This is an attempt at writing an LLVM frontend in Rust. It uses TheDan64/inkwell for LLVM API bindings and lalrpop for parsing code. I've chosen a small Forth to implement as the syntax and operational semantics of the language are so simple. It's not anything near a complete spec and all errors are ignored. I just wanted to walk through the whole process.
Make sure you have LLVM 9 and the latest Rust installed.
# Prints out the LLVM IR module and executes the code in src/main
cargo run
The system is composed of a few layers of abstraction.
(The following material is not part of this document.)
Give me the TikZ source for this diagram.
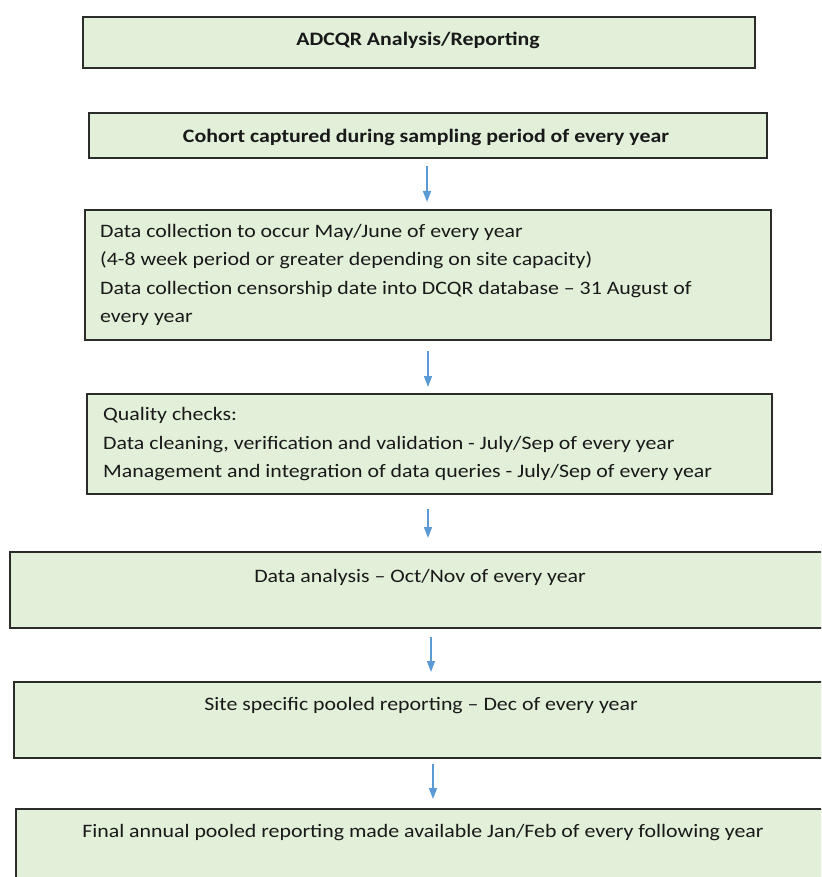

First, all system functions are implemented in machine.ll. This contains the machine's core datastructures and 7
Forth words implemented directly in LLVM IR:
drop
@
!
r>
>r
nand
+
The compiler loads the assembled bitcode (machine.bc
) into an LLVM module object then implements the rest of your program there. The machine can be recompiled using llvm-as
:
llvm-as machine.ll
From these 7 operations, all other operations can be bootstrapped in Forth.
Next, the "kernel" is written in Forth and is borrowed from nybbleForth
. It implements the rest of the dictionary from the 7 words above:
: true -1 ;
: false 0 ;
variable temp
: swap >r temp ! r> temp @ ;
: over >r temp ! temp @ r> temp @ ;
: rot >r swap r> swap ;
: dup temp ! temp @ temp @ ;
: 2dup over over ;
: ?dup temp ! temp @ if temp @ temp @ then ;
: nip >r temp ! r> ;
: invert -1 nand ;
: negate invert 1 + ;
: - negate + ;
: 1+ 1 + ;
: 1- -1 + ;
: +! dup >r @ + r> ! ;
: 0= if 0 else -1 then ;
: = - 0= ;
: <> = 0= ;
: or invert swap invert nand ;
: xor 2dup nand 1+ dup + + + ;
: and nand invert ;
: 2* dup + ;
: < 2dup xor 0< if drop 0< else - 0< then ;
: u< 2dup xor 0< if nip 0< else - 0< then ;
: > swap < ;
: u> swap u> ;
: c@ @ 255 and ;
: c! dup >r @ 65280 and + r> ! ;
Copied from: https://github.com/larsbrinkhoff/nybbleForth/blob/master/forth/kernel.fth
The kernel is parsed and compiled into the module created by loading machine.ll.
Finally your code is parsed and compiled into the module which can be jit compiled and executed, or can spit out LLVM IR to be compiled by gcc.